As part of her apprenticeship, Laura, who is Service Improvement Manager in the City Services group at the council, played a key role in supporting the delivery of several priority workstreams. This included the council's EV Charging and Infrastructure programme, a complex, high-profile project aligned to its climate commitments and wider transport and sustainability objectives.
She consistently applied formal project management learning directly into live delivery, demonstrating strong governance, planning, stakeholder coordination, reporting discipline, and the ability to manage competing priorities within a demanding operational environment.
The Apprenticeship Green Impact Award specifically recognised Laura’s contribution through the EV Charging and Infrastructure project, where her work helped support communities across Cambridge in the transition to electric vehicles. This included progressing accessible charging infrastructure for residents and visitors - and which will support the council’s own fleet decarbonisation ambitions, while maintaining a clear focus on long-term environmental benefit and public value.
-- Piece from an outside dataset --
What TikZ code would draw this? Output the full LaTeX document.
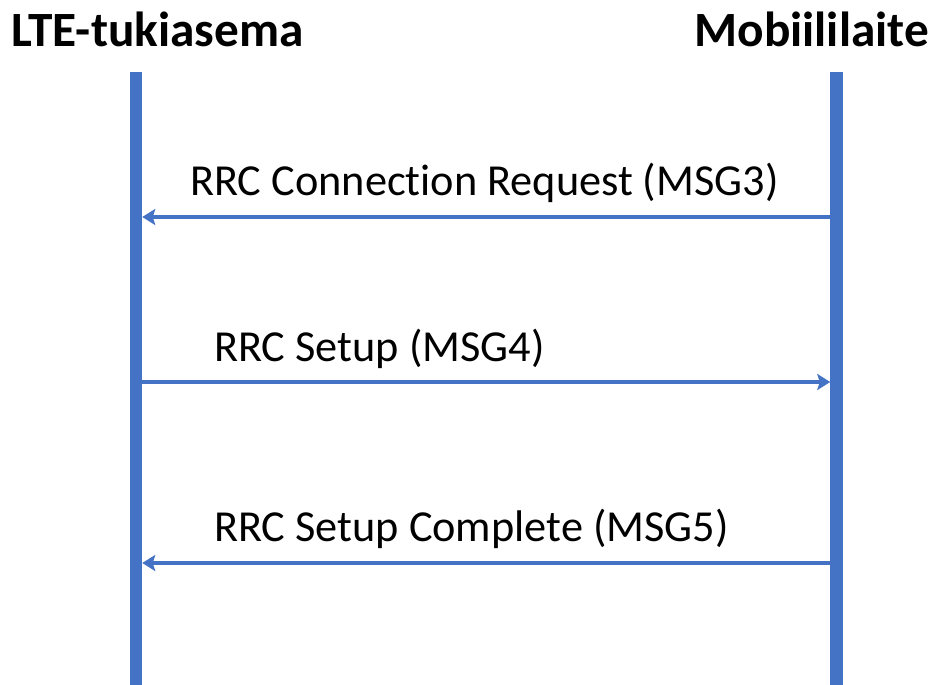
\documentclass[tikz,border=0pt]{standalone}
\usepackage{fontspec}
\setmainfont{Carlito}[RawFeature={-liga;-clig;-calt;-dlig}]
\usetikzlibrary{arrows.meta}
\definecolor{officeblue}{HTML}{4472C4}
\tikzset{
  lifeline/.style={draw=officeblue, line width=12.5pt},
  msg/.style={draw=officeblue, line width=4.6pt, shorten <=6.25pt, shorten >=6.25pt,
    -{Stealth[length=13pt, width=16pt, inset=2.5pt]}},
  msglabel/.style={anchor=base west, inner sep=0pt, font=\fontsize{44.3}{52}\selectfont},
  actor/.style={inner sep=0pt, font=\fontsize{49.3}{58}\selectfont\bfseries}
}
\begin{document}
\begin{tikzpicture}[x=1pt, y=-1pt]
  \useasboundingbox (0,0) rectangle (934,685);
  % participants
  \node[actor, anchor=base west] (bsname) at (11,47) {LTE-tukiasema};
  \node[actor, anchor=base east] (uename) at (929,47) {Mobiililaite};
  % lifelines
  \coordinate (bsTop) at (136,72);
  \coordinate (bsBot) at (136,685);
  \coordinate (ueTop) at (836.5,72);
  \coordinate (ueBot) at (836.5,685);
  \draw[lifeline] (bsTop) -- (bsBot);
  \draw[lifeline] (ueTop) -- (ueBot);
  % message anchor points on the lifelines
  \coordinate (bs3) at (136,217);
  \coordinate (ue3) at (836.5,217);
  \coordinate (bs4) at (136,382);
  \coordinate (ue4) at (836.5,382);
  \coordinate (bs5) at (136,563);
  \coordinate (ue5) at (836.5,563);
  % messages
  \draw[msg] (ue3) -- (bs3);
  \node[msglabel] (l3) at (190,195) {RRC Connection Request (MSG3)};
  \draw[msg] (bs4) -- (ue4);
  \node[msglabel] (l4) at (214,361) {RRC Setup (MSG4)};
  \draw[msg] (ue5) -- (bs5);
  \node[msglabel] (l5) at (214,541) {RRC Setup Complete (MSG5)};
\end{tikzpicture}
\end{document}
The Outstanding Apprentice of the Year Award reflects Laura’s consistent performance throughout her apprenticeship, balancing academic study with operational delivery, and demonstrating initiative, accountability, and professionalism well beyond what would normally be expected at this stage of development.
External recognition at this level is a significant achievement. It reflects extremely well on Laura, on the City Services Group teams involved, and on the council’s commitment to developing talent through high-quality apprenticeships that deliver real outcomes for the city.